Luis Alejandre
Último servicio de un soldado
Enfundados en vistosos uniformes transparentes blancos, portando cubrecabezas verdes, guantes y un instrumental sencillo, científicos y arqueólogos distinguidos han localizado con lógicas reservas los restos de Miguel de Cervantes en la cripta de la iglesia de San Ildefonso ubicada en el centro del convento conocido como de las Trinitarias, en pleno corazón del Madrid de los Austrias. Corresponde a un conjunto arquitectónico barroco originario de 1609 que ha sufrido sucesivas reformas y no menos desamortizaciones (cuatro nada menos en 1794,1820,1836 y 1868) y expolios, aunque escapase de la dramática quema de conventos –cerca de cien en toda España– entre los días 10 y 13 de mayo de 1931, a poco de proclamarse la Segunda República y cuando Manuel Azaña, al vetar en cierto sentido el empleo de la fuerza pública que hubiera podido evitarlo, pronunció la terrible frase de «todos los conventos de España no valen la vida de un republicano».
La superiora de la Comunidad Sor Amada de Jesús y sus religiosas han convivido sin alterar su vida durante más de un año entre georradaristas, forenses y medios de comunicación siempre interesados en obtener informaciones en el ámbito de un, difícil de mantener, pacto de confidencialidad firmado por los científicos.
Sabias y prudentes se han mantenido fieles a la norma dictada por su fundador, San Juan de Mata (1154-1213), y a la reforma emprendida por el español Juan Bautista de la Concepción (1561-1631) a quien canonizó Pablo VI en 1975. La Orden fue la primera institución oficial de la Iglesia dedicada al servicio de la redención de cautivos hecha con las manos desarmadas, sin más armadura –estamos en la Baja Edad Media– que la misericordia y la única intención de mantener la virtud de la esperanza entre los cautivos.

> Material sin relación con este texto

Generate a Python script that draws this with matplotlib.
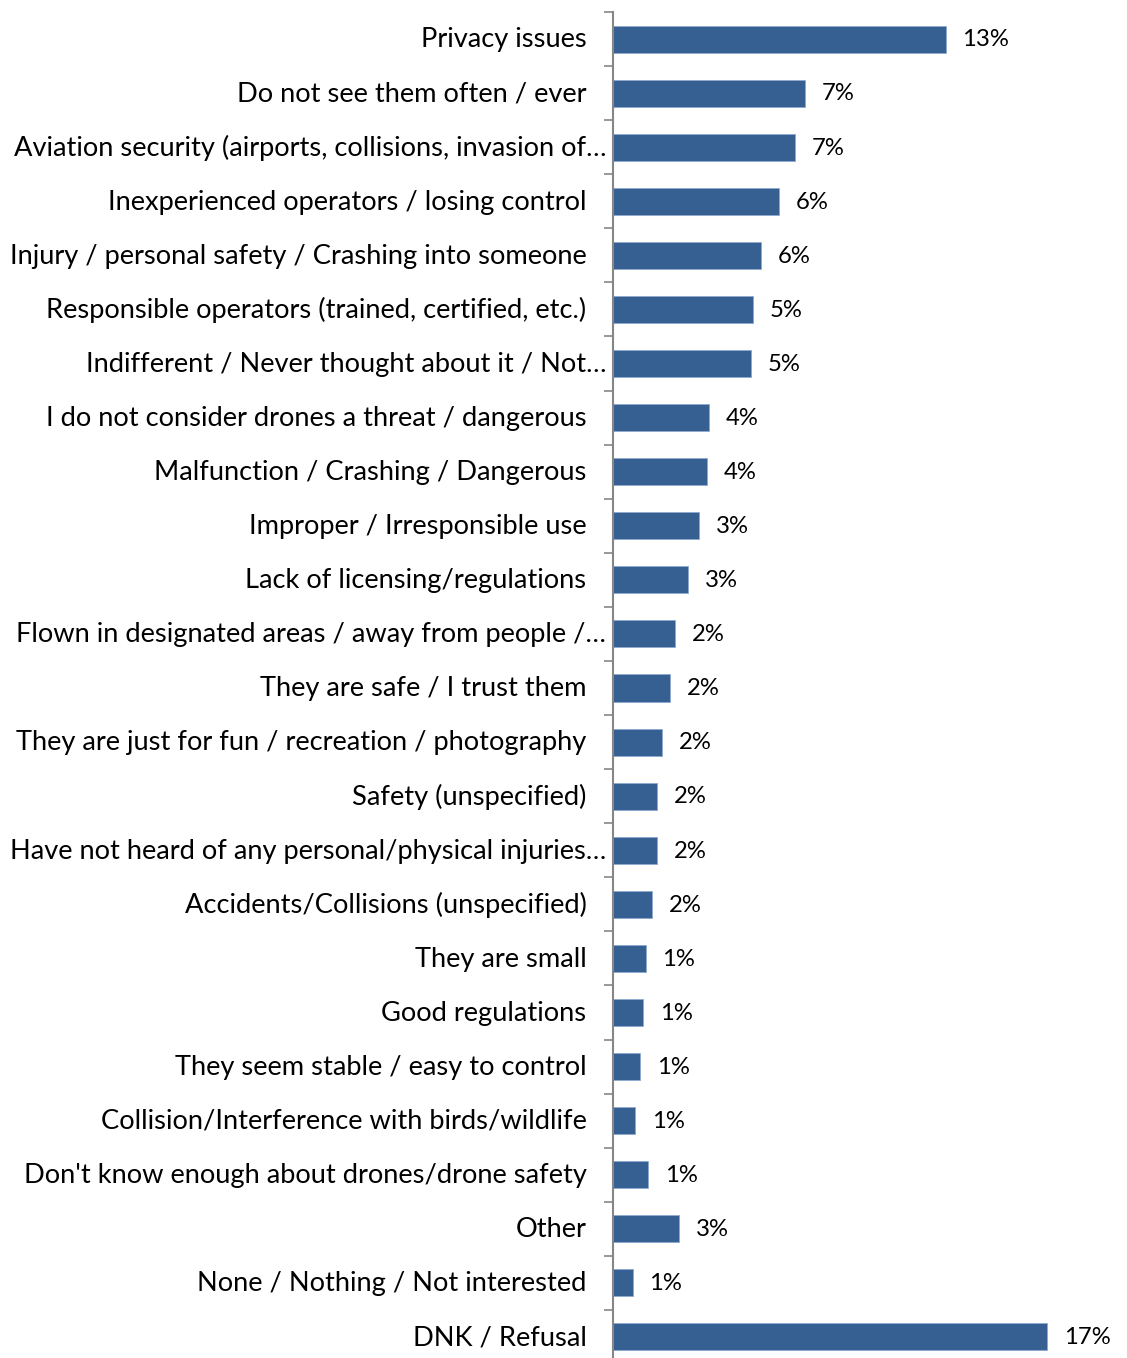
import numpy as np
import matplotlib.pyplot as plt

# categories, top to bottom
categories = [
    'Privacy issues',
    'Do not see them often / ever',
    'Aviation security (airports, collisions, invasion of\u2026',
    'Inexperienced operators / losing control',
    'Injury / personal safety / Crashing into someone',
    'Responsible operators (trained, certified, etc.)',
    'Indifferent / Never thought about it / Not\u2026',
    'I do not consider drones a threat / dangerous',
    'Malfunction / Crashing / Dangerous',
    'Improper / Irresponsible use',
    'Lack of licensing/regulations',
    'Flown in designated areas / away from people /\u2026',
    'They are safe / I trust them',
    'They are just for fun / recreation / photography',
    'Safety (unspecified)',
    'Have not heard of any personal/physical injuries\u2026',
    'Accidents/Collisions (unspecified)',
    'They are small',
    'Good regulations',
    'They seem stable / easy to control',
    'Collision/Interference with birds/wildlife',
    "Don't know enough about drones/drone safety",
    'Other',
    'None / Nothing / Not interested',
    'DNK / Refusal',
]

# share of respondents, %
values = [12.8, 7.4, 7.0, 6.4, 5.7, 5.4, 5.3, 3.7, 3.6, 3.3, 2.9, 2.4, 2.2,
          1.9, 1.7, 1.7, 1.5, 1.25, 1.15, 1.05, 0.85, 1.35, 2.55, 0.75, 16.7]

fam = 'Lato'

fig = plt.figure(figsize=(11.27, 13.58), dpi=100)
ax = fig.add_axes([613 / 1127, 1 - 1364 / 1358, 507 / 1127, 1352 / 1358])

y = np.arange(len(categories))
ax.barh(y, values, height=0.5, color='#376092', edgecolor='#8eaad0',
        linewidth=0.6)

ax.set_xlim(0, 19.5)
ax.set_ylim(len(categories) - 0.5, -0.5)

for s in ['top', 'right', 'bottom']:
    ax.spines[s].set_visible(False)
ax.spines['left'].set_color('#868686')
ax.spines['left'].set_linewidth(1.5)
ax.set_xticks([])

# ticks sit between categories
ax.set_yticks(np.arange(len(categories) + 1) - 0.5)
ax.set_yticklabels([])
ax.tick_params(axis='y', direction='out', length=6.5, width=1.2,
               color='#868686')

for i, (cat, v) in enumerate(zip(categories, values)):
    # truncated labels run closer to the axis
    pad = -5 if cat.endswith('\u2026') else -19
    ax.annotate(cat, xy=(0, i), xycoords=('axes fraction', 'data'),
                xytext=(pad, -0.6), textcoords='offset points',
                ha='right', va='center', fontsize=19.6, family=fam,
                color='black', annotation_clip=False)
    ax.annotate('{:.0f}%'.format(v), xy=(v, i), xytext=(12, -0.6),
                textcoords='offset points', ha='left', va='center',
                fontsize=17.2, family=fam, color='black',
                annotation_clip=False)

fig.savefig('out.png', dpi=100)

Sabían las religiosas que Miguel de Cervantes estaba enterrado entre los muros de su casa. Conocían los testimonios de su muerte, acaecida el 22 de abril de 1616 y el de su inhumación, un día después –el 23– fecha que oficializaba entonces la muerte y que rememoramos cada año como Día del Libro en homenaje a un Cervantes que fue inhumado según la regla de la Orden Tercera, con el rostro descubierto y vestido con el sayal de franciscano.
Nunca olvidó Cervantes que la Orden Trinitaria le había rescatado a mediados de septiembre de 1580, por 500 ducados abonados al Bajá de Argel. Aquel soldado enrolado en 1571 en la compañía de Diego de Urbina, en la que ya militaba su hermano Rodrigo, tras luchar valerosamente en Lepanto –acción de la que siempre se sentiría orgulloso– lo encontramos después en Navarino, en Corfú, en Túnez y en Nápoles hasta que, regresando a España a bordo de la galera El Sol a finales de Septiembre de 1575, cayó en manos del corso Arnaut Mamí, que lo vendió en Argel como cautivo. Cuatro veces intentó huir aquel soldado, como marcan las ordenanzas: dos por mar y otras tantas por tierra. Cuesta creer que en su último intento –noviembre de 1579– fuese denunciado por un dominico extremeño, Juan Blanco de Paz. Tampoco se sabe como el Bajá, considerado vengativo y cruel, le perdonó la vida.
Imagino que al autor de «El Quijote» no le preocupan las manipulaciones de hoy. Su cuerpo ya vivió movimientos de criptas, obras de ampliación, desamortizaciones, motines, guerras.
Imagino que Sor Amada de Jesús ya tiene pensadas obras urgentes de consolidación o de mantenimiento que hace dos años no sabía cómo acometer y sobre todo financiar. Incluso debe pensar –generosa– cómo hará llegar los posibles beneficios que le lleguen ahora a otras comunidades de su Congregación esparcidas por el mundo y no todas rodeadas del ambiente de respeto, cariño y seguridad en el que se mueven ellas en Madrid.
Hoy no hay esclavos con grilletes como los del Argel de Cervantes. Hoy no hay galeras en las que el ser humano se fundía en vida y se confundía con la muerte. Pero también se pagan rescates por secuestros en Siria, en Irak, en el Sahel o en Somalia. Y hay otro tipo de esclavitud, como en Nigeria, más sofisticado y más cruel. Como también hay esclavos atados a la droga, a la desesperanza, a la injusticia o al hambre.
Si los posibles beneficios que proporcionen las visitas que lleguen al convento de las Trinitarias permiten paliar el dolor de otros, si hay otros 500 ducados para salvar una vida, Miguel de Cervantes habrá prestado un último servicio como soldado a «su Dios y a su Rey», como él mismo decía. Habrá acumulado en su hoja de servicios otro servicio a la Humanidad, la que tanto debe ya, al irrepetible autor del Quijote.